Given task.
Take the lines from the beginning of the data below through the line holding "const boundaries = years.map(y => y - 0.5);" and return exactly those.
####
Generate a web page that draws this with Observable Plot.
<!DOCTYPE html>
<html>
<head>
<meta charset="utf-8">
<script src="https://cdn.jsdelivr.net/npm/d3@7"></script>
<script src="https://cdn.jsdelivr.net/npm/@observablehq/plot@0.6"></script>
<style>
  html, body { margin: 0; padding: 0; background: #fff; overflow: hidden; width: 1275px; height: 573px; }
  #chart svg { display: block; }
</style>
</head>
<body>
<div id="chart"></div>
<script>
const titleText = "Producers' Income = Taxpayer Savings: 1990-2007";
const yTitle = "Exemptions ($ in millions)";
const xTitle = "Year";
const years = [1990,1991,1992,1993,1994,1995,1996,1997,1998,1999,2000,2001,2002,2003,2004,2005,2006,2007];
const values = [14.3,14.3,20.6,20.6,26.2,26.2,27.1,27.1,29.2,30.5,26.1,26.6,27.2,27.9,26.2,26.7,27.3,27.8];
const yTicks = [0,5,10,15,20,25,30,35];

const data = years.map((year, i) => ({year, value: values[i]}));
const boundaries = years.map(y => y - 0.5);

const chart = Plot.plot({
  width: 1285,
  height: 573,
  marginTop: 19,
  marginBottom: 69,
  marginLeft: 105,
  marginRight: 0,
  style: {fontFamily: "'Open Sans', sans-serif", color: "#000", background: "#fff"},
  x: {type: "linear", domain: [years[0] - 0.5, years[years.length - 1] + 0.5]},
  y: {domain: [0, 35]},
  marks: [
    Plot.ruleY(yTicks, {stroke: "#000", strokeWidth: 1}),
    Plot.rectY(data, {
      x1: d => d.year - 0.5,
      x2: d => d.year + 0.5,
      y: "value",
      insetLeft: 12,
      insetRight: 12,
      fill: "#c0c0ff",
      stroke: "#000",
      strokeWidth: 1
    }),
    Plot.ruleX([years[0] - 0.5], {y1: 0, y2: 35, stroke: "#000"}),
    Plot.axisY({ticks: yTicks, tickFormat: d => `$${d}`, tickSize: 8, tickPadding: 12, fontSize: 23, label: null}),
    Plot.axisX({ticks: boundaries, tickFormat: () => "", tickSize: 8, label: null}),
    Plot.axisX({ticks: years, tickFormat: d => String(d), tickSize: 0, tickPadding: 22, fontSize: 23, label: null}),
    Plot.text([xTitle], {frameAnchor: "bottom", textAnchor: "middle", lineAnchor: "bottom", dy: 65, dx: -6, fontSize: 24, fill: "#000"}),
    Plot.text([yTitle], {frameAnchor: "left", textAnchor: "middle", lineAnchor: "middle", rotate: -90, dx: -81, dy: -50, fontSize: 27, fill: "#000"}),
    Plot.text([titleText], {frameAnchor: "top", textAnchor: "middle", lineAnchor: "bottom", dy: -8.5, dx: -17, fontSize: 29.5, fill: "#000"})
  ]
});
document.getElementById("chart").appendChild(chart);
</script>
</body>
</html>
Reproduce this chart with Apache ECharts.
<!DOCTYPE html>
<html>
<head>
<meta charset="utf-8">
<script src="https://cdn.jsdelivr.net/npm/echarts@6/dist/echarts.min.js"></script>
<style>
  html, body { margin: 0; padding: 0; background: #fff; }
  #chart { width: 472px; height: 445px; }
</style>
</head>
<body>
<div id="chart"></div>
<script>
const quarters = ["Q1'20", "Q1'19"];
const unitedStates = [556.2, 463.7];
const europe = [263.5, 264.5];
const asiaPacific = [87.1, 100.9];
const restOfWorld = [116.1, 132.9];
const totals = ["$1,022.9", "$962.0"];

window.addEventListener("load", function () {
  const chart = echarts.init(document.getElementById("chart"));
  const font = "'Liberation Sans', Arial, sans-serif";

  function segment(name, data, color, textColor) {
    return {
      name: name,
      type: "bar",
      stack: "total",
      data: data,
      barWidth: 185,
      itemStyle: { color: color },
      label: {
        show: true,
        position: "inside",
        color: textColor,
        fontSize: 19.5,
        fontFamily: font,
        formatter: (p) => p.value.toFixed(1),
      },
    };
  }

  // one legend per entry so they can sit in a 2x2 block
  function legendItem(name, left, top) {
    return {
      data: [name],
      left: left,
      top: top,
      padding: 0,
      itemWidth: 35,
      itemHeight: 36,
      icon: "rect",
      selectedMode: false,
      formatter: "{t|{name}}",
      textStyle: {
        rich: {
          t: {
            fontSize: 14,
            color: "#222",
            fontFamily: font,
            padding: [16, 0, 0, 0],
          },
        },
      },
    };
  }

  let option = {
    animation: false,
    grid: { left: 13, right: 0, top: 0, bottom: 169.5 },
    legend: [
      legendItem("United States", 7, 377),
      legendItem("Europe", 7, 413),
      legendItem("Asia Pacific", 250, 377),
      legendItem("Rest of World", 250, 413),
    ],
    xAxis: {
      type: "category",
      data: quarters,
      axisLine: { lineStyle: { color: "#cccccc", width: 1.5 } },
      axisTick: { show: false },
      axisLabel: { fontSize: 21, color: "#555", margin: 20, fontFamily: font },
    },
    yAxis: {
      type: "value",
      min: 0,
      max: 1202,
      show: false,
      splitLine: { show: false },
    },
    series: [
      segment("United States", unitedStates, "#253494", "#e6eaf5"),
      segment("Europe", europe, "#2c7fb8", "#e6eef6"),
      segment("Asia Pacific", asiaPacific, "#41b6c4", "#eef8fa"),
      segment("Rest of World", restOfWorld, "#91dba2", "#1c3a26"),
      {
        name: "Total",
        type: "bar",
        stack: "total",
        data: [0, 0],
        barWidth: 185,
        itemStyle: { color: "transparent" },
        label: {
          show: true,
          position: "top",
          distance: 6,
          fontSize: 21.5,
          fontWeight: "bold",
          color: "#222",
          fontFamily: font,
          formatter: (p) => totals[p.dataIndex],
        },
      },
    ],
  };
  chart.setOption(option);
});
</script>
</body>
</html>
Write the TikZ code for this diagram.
####
Output below.
Generate a web page that draws this with Observable Plot.
<!DOCTYPE html>
<html>
<head>
<meta charset="utf-8">
<script src="https://cdn.jsdelivr.net/npm/d3@7"></script>
<script src="https://cdn.jsdelivr.net/npm/@observablehq/plot@0.6"></script>
<style>
  html, body { margin: 0; padding: 0; background: #fff; overflow: hidden; width: 1275px; height: 573px; }
  #chart svg { display: block; }
</style>
</head>
<body>
<div id="chart"></div>
<script>
const titleText = "Producers' Income = Taxpayer Savings: 1990-2007";
const yTitle = "Exemptions ($ in millions)";
const xTitle = "Year";
const years = [1990,1991,1992,1993,1994,1995,1996,1997,1998,1999,2000,2001,2002,2003,2004,2005,2006,2007];
const values = [14.3,14.3,20.6,20.6,26.2,26.2,27.1,27.1,29.2,30.5,26.1,26.6,27.2,27.9,26.2,26.7,27.3,27.8];
const yTicks = [0,5,10,15,20,25,30,35];

const data = years.map((year, i) => ({year, value: values[i]}));
const boundaries = years.map(y => y - 0.5);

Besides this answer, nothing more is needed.